Come back. Wer are you? I miss you. Do you miss me? Plees breg me something. Don’t come for Abby that much iny mor.

Love,
Emma

Catching up!

Dear Emma, 
It’s about time! I thought you would never lose another tooth. By Christmas all you will want is your two front teeth.
Love, 
Tooth Fairy
 
At last, a snaggletooth Emma!

Dear Santa, 
All Emma needs for Christmas is her two front teeth.
Love,
Tooth Fairy

For some reason, Tooth Fairy struggled to dispose of the precious lost teeth. She stashed them into Ziploc bags labeled with each child's name and left them in my closet to be forgotten about until 3:00 one morning in the fall of 2012, when the shelf over my hanging clothes let loose from the wall and came crashing down. 


All things work together for good, so over the course of the next week, I cleaned out and sorted and got rid of . . . and stumbled across 3 sets of baby teeth (and one of my nephew Jeremy's that he lost when he was with us one weekend). Tooth Fairy had tucked them away in an old jewelry box. 

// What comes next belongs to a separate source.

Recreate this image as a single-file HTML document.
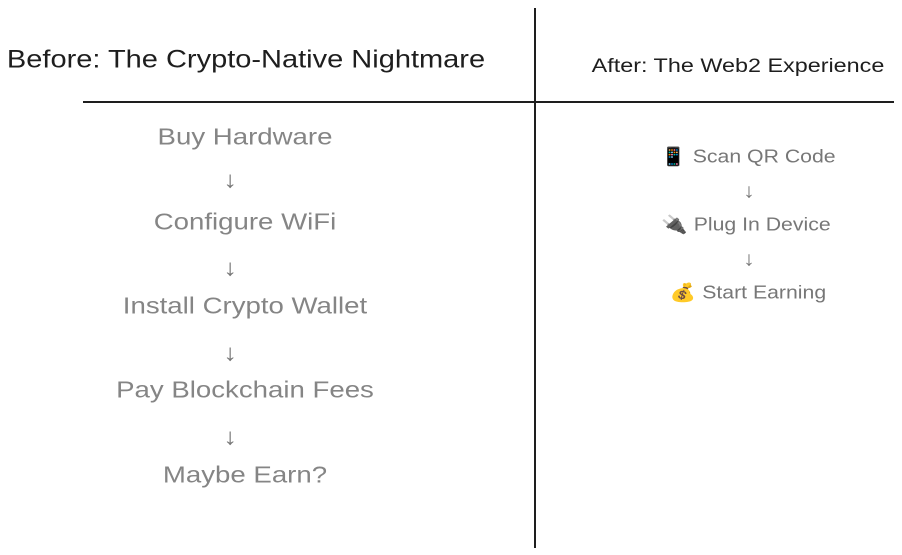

What do you do with 61 baby teeth?  I suppose I could have found an amazing craft on Pinterest that would have immortalized them for all eternity--or until the kids moved me into an old folks home and tossed it. Instead, we sprinkled them near the hydrangea bush while we sang "Kum Bah Yah" and "The Circle of Life."

I hope a future homeowner doesn't get his backyard dug up because an assumed major crime scene is uncovered or that one of my grandchildren doesn't have to have a tooth pulled out of her barefoot. If she does, I'll tell her about when her granddaddy was in 1st grade and he came home from school and told his mama, "I have a tooth in my ear." She thought, Silly boy and ignored him for a while, but concern built in her. She decided to take him to old Dr. Wooley in Memphis, Tennessee. Dr. Wooley said, "Mrs. Conner, there's a tooth in his ear." Evidently, he lost his tooth at school, got bored, and dropped it in his ear.

Reckon Tooth Fairy takes teeth from ears? Maybe I should write her a letter and find out. I have evidence that she's a pretty good correspondent.